Collected data
= = = = =

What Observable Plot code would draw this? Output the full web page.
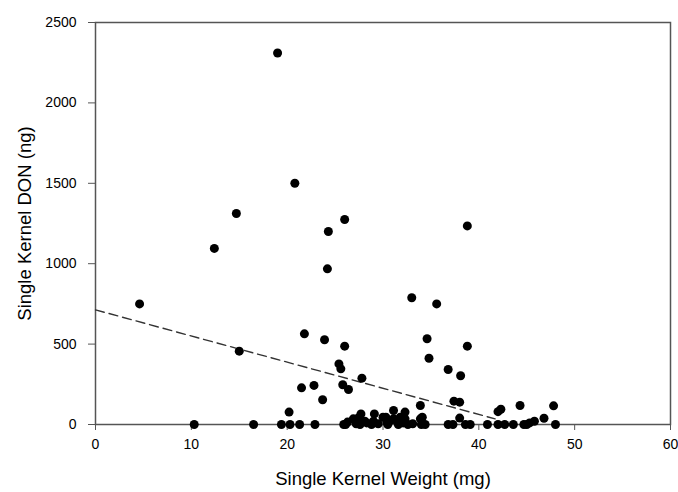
<!DOCTYPE html>
<html>
<head>
<meta charset="utf-8">
<script src="https://cdn.jsdelivr.net/npm/d3@7"></script>
<script src="https://cdn.jsdelivr.net/npm/@observablehq/plot@0.6"></script>
<style>
  html, body { margin: 0; padding: 0; background: #fff; }
  #chart svg g[aria-label="x-axis label"] text,
  #chart svg g[aria-label="y-axis label"] text { font-size: 18.5px; }
</style>
</head>
<body>
<div id="chart"></div>
<script>
// Single kernel weight (mg)
const weight = [
  4.6, 12.4, 14.7, 15.0, 19.0, 20.8, 24.3, 26.0, 24.2, 21.8,
  23.9, 26.0, 25.4, 25.6, 27.8, 21.5, 22.8, 25.8, 26.4, 23.7,
  20.2, 33.0, 35.6, 34.6, 34.8, 38.8, 36.8, 38.1, 38.8, 37.4,
  38.0, 33.9, 31.1, 32.3, 42.0, 42.3, 44.3, 47.8, 46.8, 45.8,
  45.3,
  10.3, 16.5, 19.4, 20.3, 21.3, 22.9, 25.9, 26.1,
  26.3, 26.9, 27.4, 27.7, 28.1, 29.0, 29.1, 30.0, 30.4,
  30.3, 31.8, 34.1, 31.1, 32.3, 33.9,
  27.2, 27.6, 28.3, 28.8, 29.5, 30.5, 31.0, 31.6, 32.1, 32.6, 33.1, 34.4, 34.0,
  36.8, 37.3, 38.0, 38.6, 39.1,
  40.9, 42.0, 42.7, 43.6, 44.7, 45.0, 48.0
];
// Single kernel DON (ng)
const don = [
  750, 1095, 1312, 456, 2310, 1500, 1200, 1275, 968, 564,
  527, 487, 377, 346, 288, 228, 243, 247, 218, 154,
  77, 788, 750, 533, 412, 487, 342, 303, 1235, 145,
  139, 118, 87, 77, 80, 95, 118, 116, 39, 20,
  10,
  0, 0, 0, 0, 0, 0, 0, 0,
  15, 35, 40, 66, 20, 20, 66, 45, 15,
  45, 45, 45, 35, 35, 35,
  5, 0, 10, 0, 5, 0, 30, 0, 10, 0, 5, 0, 0,
  0, 0, 40, 0, 0,
  0, 0, 0, 0, 0, 0, 0
];
// Regression trend line (dashed), end points
const trendX = [0, 41.7];
const trendY = [713, 35];

const xTicks = [0, 10, 20, 30, 40, 50, 60];
const yTicks = [0, 500, 1000, 1500, 2000, 2500];

const points = weight.map((w, i) => ({w, d: don[i]}));
const trend = trendX.map((w, i) => ({w, d: trendY[i]}));

const chart = Plot.plot({
  width: 678,
  height: 492,
  marginLeft: 95,
  marginRight: 8,
  marginTop: 22,
  marginBottom: 68,
  style: {fontFamily: "'Liberation Sans', Arial, sans-serif", fontSize: "14px", background: "#fff", color: "#000"},
  x: {domain: [0, 60]},
  y: {domain: [0, 2500]},
  marks: [
    Plot.frame({stroke: "#555", strokeWidth: 1.5}),
    Plot.axisX({ticks: xTicks, tickFormat: d3.format("d"), tickSize: 6, tickPadding: 9, stroke: "#555",
      label: "Single Kernel Weight (mg)", labelAnchor: "center", labelArrow: "none", labelOffset: 60}),
    Plot.axisY({ticks: yTicks, tickFormat: d3.format("d"), tickSize: 7, tickPadding: 12, stroke: "#555",
      label: "Single Kernel DON (ng)", labelAnchor: "center", labelArrow: "none", labelOffset: 78}),
    Plot.line(trend, {x: "w", y: "d", stroke: "#333", strokeWidth: 1.4, strokeDasharray: "9,5"}),
    Plot.dot(points, {x: "w", y: "d", r: 4.5, fill: "#000", stroke: "none"})
  ]
});
document.getElementById("chart").append(chart);
</script>
</body>
</html>
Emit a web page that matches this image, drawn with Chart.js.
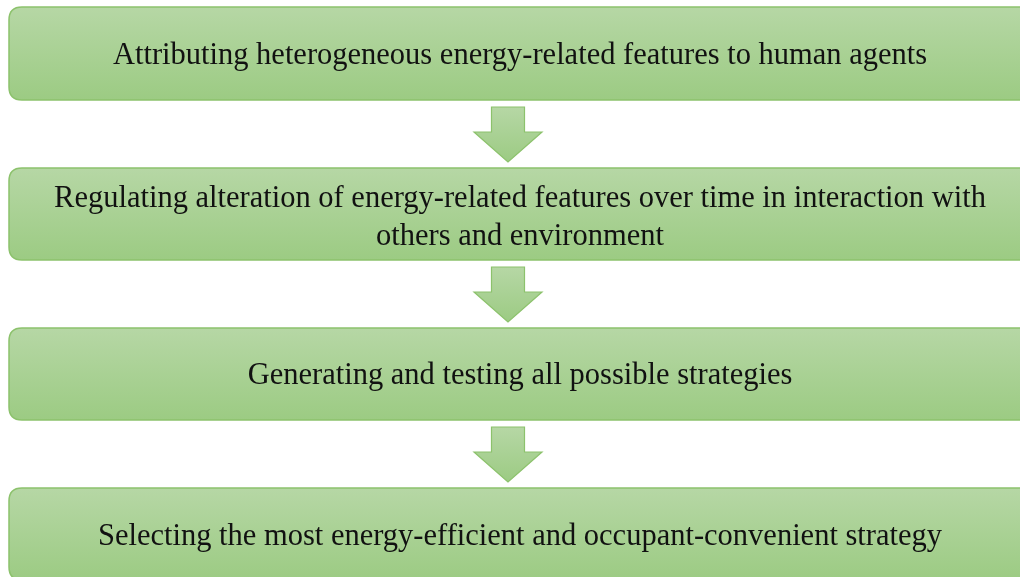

= = = = =

**PROBLEM DESCRIPTION**
Extract every line above containing the word "page".

**EXERCISE RESPONSE**
What Observable Plot code would draw this? Output the full web page.
Emit a web page that matches this image, drawn with Chart.js.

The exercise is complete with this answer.